IM: What about the others, RMT?

JM: No change.

IM: The CWU?

JM: Too early to say, we should review this.

IM: We all feel very strongly about this. There is no way we can give an inch to the PCS, RMT or CWU. If we do we will unleash a dragon.

MP: We are trying to get on top of this.

Can it really be that last year TUC figures were huffing and puffing about government policies in public and yet at the same time were trying to carve up the conference in private? Is it possible that Labour ministers do not examine the merits of any particular dispute (such as the present one in the civil service) but simply stand unblinkingly firm in case a retreat might ‘unleash a dragon’?

Trade unionists must demand that Mike Power is sacked immediately. But there must be serious investigation into what he did, and who else has been working to fix things for New Labour and its favoured candidates in elections.

Uproar in the unions

THE SUGGESTION that people inside the TUC might try to decide what happens in elections for leaders of the constituent unions has caused uproar. A TGWU union insider told Socialist Worker:

‘There are people inside the leadership who were seething when they got an inkling of this. Remember, when Bill Morris was elected the candidate that New Labour favoured was Jack Dromey. The TGWU will not look very kindly on anyone who tries to dictate from outside who will take over when Bill Morris retires soon. Then in 2004 John Edmonds of the GMB retires. He won’t want some TUC official poking his nose in or doing a covert operation to get an unthinking New Labour supporter elected. You might not like everything Bill Morris or John Edmonds does. But they are their own men and very protective of what they see as their territory.
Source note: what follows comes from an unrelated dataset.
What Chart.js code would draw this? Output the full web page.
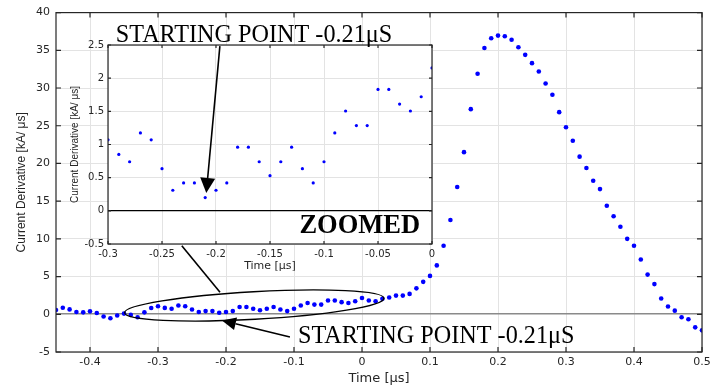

Outside interference which is in any way connected to the TUC stirs up a hornets’ nest.’

Angry letters demanding to know what is going on have been sent to Monks by unions such as the PCS and TGWU. Every union member should ask their leaders where they stand over the revelations about goings-on in the TUC headquarters.

Bialyk listened

RIGHT WING candidate Phil Bialyk enthusiastically took up Mike Power’s suggestions. For example, an article by Bialyk in the Labour weekly Tribune on 14 December said:

‘The RMT must not become a narrow, inward-looking and ultra-left group. The RMT does not need a general secretary who spends his time promoting left-wing splinter groups and speaking on platforms of the Socialist Workers Party.’

PCS is a smear target

‘IT IS disgraceful that the non-elected can denigrate people who have been elected by their union members. At a critical time for the PCS we now know that there are people who are working with those who want us to be defeated. It is outrageous that there are people who are conniving with right wing anti-union newspapers to make propaganda against those who are battling on behalf of their members.’